-- start Supplied data --
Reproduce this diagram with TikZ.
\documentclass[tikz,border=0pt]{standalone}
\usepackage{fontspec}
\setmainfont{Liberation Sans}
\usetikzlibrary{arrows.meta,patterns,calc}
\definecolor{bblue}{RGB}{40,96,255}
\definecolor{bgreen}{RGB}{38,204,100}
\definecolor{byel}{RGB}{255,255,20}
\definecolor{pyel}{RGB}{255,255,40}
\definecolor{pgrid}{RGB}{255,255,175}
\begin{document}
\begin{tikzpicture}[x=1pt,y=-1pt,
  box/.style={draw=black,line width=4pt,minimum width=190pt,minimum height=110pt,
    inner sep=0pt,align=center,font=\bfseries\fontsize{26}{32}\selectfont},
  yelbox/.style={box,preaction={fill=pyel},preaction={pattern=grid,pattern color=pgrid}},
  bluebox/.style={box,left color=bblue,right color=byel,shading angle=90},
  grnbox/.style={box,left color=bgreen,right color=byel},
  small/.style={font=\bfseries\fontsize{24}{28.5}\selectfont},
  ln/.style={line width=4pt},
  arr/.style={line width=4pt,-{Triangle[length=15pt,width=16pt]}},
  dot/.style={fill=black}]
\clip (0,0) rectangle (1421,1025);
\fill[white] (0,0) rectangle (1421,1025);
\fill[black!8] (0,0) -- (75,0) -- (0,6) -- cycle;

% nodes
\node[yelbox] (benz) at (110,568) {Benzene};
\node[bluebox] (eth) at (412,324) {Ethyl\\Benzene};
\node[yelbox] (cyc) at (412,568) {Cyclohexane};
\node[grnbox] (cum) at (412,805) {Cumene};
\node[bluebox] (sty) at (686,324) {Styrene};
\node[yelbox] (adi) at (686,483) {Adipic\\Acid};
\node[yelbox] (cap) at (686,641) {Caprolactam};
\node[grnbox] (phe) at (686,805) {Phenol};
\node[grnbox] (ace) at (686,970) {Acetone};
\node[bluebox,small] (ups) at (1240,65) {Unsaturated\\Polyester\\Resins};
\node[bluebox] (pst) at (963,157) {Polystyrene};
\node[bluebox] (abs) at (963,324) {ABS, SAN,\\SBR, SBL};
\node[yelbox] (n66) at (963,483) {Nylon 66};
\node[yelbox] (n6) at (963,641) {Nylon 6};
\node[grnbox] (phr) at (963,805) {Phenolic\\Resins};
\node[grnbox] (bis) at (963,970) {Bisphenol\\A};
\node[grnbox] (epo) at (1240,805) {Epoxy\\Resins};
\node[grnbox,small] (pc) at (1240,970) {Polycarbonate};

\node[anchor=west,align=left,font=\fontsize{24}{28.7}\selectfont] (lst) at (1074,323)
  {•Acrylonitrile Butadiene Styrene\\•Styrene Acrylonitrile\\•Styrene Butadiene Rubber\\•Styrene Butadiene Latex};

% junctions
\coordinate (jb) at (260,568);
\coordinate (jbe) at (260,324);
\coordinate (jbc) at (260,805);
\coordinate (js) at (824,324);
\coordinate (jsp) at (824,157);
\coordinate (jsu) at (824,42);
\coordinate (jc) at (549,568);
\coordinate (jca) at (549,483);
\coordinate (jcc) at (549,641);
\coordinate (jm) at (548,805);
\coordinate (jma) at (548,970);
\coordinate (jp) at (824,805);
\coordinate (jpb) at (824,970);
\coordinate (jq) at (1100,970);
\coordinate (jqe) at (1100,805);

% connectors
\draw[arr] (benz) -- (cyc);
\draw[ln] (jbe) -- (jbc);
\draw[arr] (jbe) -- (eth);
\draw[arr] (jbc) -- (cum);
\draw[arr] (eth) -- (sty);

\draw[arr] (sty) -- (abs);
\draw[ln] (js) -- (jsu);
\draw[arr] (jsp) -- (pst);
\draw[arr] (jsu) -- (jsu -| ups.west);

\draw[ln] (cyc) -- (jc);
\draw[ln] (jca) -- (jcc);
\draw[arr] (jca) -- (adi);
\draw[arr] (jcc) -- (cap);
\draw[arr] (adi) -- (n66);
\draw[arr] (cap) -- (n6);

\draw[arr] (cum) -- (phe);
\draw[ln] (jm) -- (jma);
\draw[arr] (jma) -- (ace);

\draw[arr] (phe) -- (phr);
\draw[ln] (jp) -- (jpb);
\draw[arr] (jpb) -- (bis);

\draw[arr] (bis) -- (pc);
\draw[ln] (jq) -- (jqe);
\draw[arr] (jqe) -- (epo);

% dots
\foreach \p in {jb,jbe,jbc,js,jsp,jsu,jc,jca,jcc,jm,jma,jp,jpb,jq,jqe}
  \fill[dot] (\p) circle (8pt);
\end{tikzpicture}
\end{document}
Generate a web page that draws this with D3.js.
-- end Supplied data --
_Exercise requirements:_ Repeat the whole listing exactly, keeping every line intact.

_Exercise answer:_
Reproduce this diagram with TikZ.
\documentclass[tikz,border=0pt]{standalone}
\usepackage{fontspec}
\setmainfont{Liberation Sans}
\usetikzlibrary{arrows.meta,patterns,calc}
\definecolor{bblue}{RGB}{40,96,255}
\definecolor{bgreen}{RGB}{38,204,100}
\definecolor{byel}{RGB}{255,255,20}
\definecolor{pyel}{RGB}{255,255,40}
\definecolor{pgrid}{RGB}{255,255,175}
\begin{document}
\begin{tikzpicture}[x=1pt,y=-1pt,
  box/.style={draw=black,line width=4pt,minimum width=190pt,minimum height=110pt,
    inner sep=0pt,align=center,font=\bfseries\fontsize{26}{32}\selectfont},
  yelbox/.style={box,preaction={fill=pyel},preaction={pattern=grid,pattern color=pgrid}},
  bluebox/.style={box,left color=bblue,right color=byel,shading angle=90},
  grnbox/.style={box,left color=bgreen,right color=byel},
  small/.style={font=\bfseries\fontsize{24}{28.5}\selectfont},
  ln/.style={line width=4pt},
  arr/.style={line width=4pt,-{Triangle[length=15pt,width=16pt]}},
  dot/.style={fill=black}]
\clip (0,0) rectangle (1421,1025);
\fill[white] (0,0) rectangle (1421,1025);
\fill[black!8] (0,0) -- (75,0) -- (0,6) -- cycle;

% nodes
\node[yelbox] (benz) at (110,568) {Benzene};
\node[bluebox] (eth) at (412,324) {Ethyl\\Benzene};
\node[yelbox] (cyc) at (412,568) {Cyclohexane};
\node[grnbox] (cum) at (412,805) {Cumene};
\node[bluebox] (sty) at (686,324) {Styrene};
\node[yelbox] (adi) at (686,483) {Adipic\\Acid};
\node[yelbox] (cap) at (686,641) {Caprolactam};
\node[grnbox] (phe) at (686,805) {Phenol};
\node[grnbox] (ace) at (686,970) {Acetone};
\node[bluebox,small] (ups) at (1240,65) {Unsaturated\\Polyester\\Resins};
\node[bluebox] (pst) at (963,157) {Polystyrene};
\node[bluebox] (abs) at (963,324) {ABS, SAN,\\SBR, SBL};
\node[yelbox] (n66) at (963,483) {Nylon 66};
\node[yelbox] (n6) at (963,641) {Nylon 6};
\node[grnbox] (phr) at (963,805) {Phenolic\\Resins};
\node[grnbox] (bis) at (963,970) {Bisphenol\\A};
\node[grnbox] (epo) at (1240,805) {Epoxy\\Resins};
\node[grnbox,small] (pc) at (1240,970) {Polycarbonate};

\node[anchor=west,align=left,font=\fontsize{24}{28.7}\selectfont] (lst) at (1074,323)
  {•Acrylonitrile Butadiene Styrene\\•Styrene Acrylonitrile\\•Styrene Butadiene Rubber\\•Styrene Butadiene Latex};

% junctions
\coordinate (jb) at (260,568);
\coordinate (jbe) at (260,324);
\coordinate (jbc) at (260,805);
\coordinate (js) at (824,324);
\coordinate (jsp) at (824,157);
\coordinate (jsu) at (824,42);
\coordinate (jc) at (549,568);
\coordinate (jca) at (549,483);
\coordinate (jcc) at (549,641);
\coordinate (jm) at (548,805);
\coordinate (jma) at (548,970);
\coordinate (jp) at (824,805);
\coordinate (jpb) at (824,970);
\coordinate (jq) at (1100,970);
\coordinate (jqe) at (1100,805);

% connectors
\draw[arr] (benz) -- (cyc);
\draw[ln] (jbe) -- (jbc);
\draw[arr] (jbe) -- (eth);
\draw[arr] (jbc) -- (cum);
\draw[arr] (eth) -- (sty);

\draw[arr] (sty) -- (abs);
\draw[ln] (js) -- (jsu);
\draw[arr] (jsp) -- (pst);
\draw[arr] (jsu) -- (jsu -| ups.west);

\draw[ln] (cyc) -- (jc);
\draw[ln] (jca) -- (jcc);
\draw[arr] (jca) -- (adi);
\draw[arr] (jcc) -- (cap);
\draw[arr] (adi) -- (n66);
\draw[arr] (cap) -- (n6);

\draw[arr] (cum) -- (phe);
\draw[ln] (jm) -- (jma);
\draw[arr] (jma) -- (ace);

\draw[arr] (phe) -- (phr);
\draw[ln] (jp) -- (jpb);
\draw[arr] (jpb) -- (bis);

\draw[arr] (bis) -- (pc);
\draw[ln] (jq) -- (jqe);
\draw[arr] (jqe) -- (epo);

% dots
\foreach \p in {jb,jbe,jbc,js,jsp,jsu,jc,jca,jcc,jm,jma,jp,jpb,jq,jqe}
  \fill[dot] (\p) circle (8pt);
\end{tikzpicture}
\end{document}
Generate a web page that draws this with D3.js.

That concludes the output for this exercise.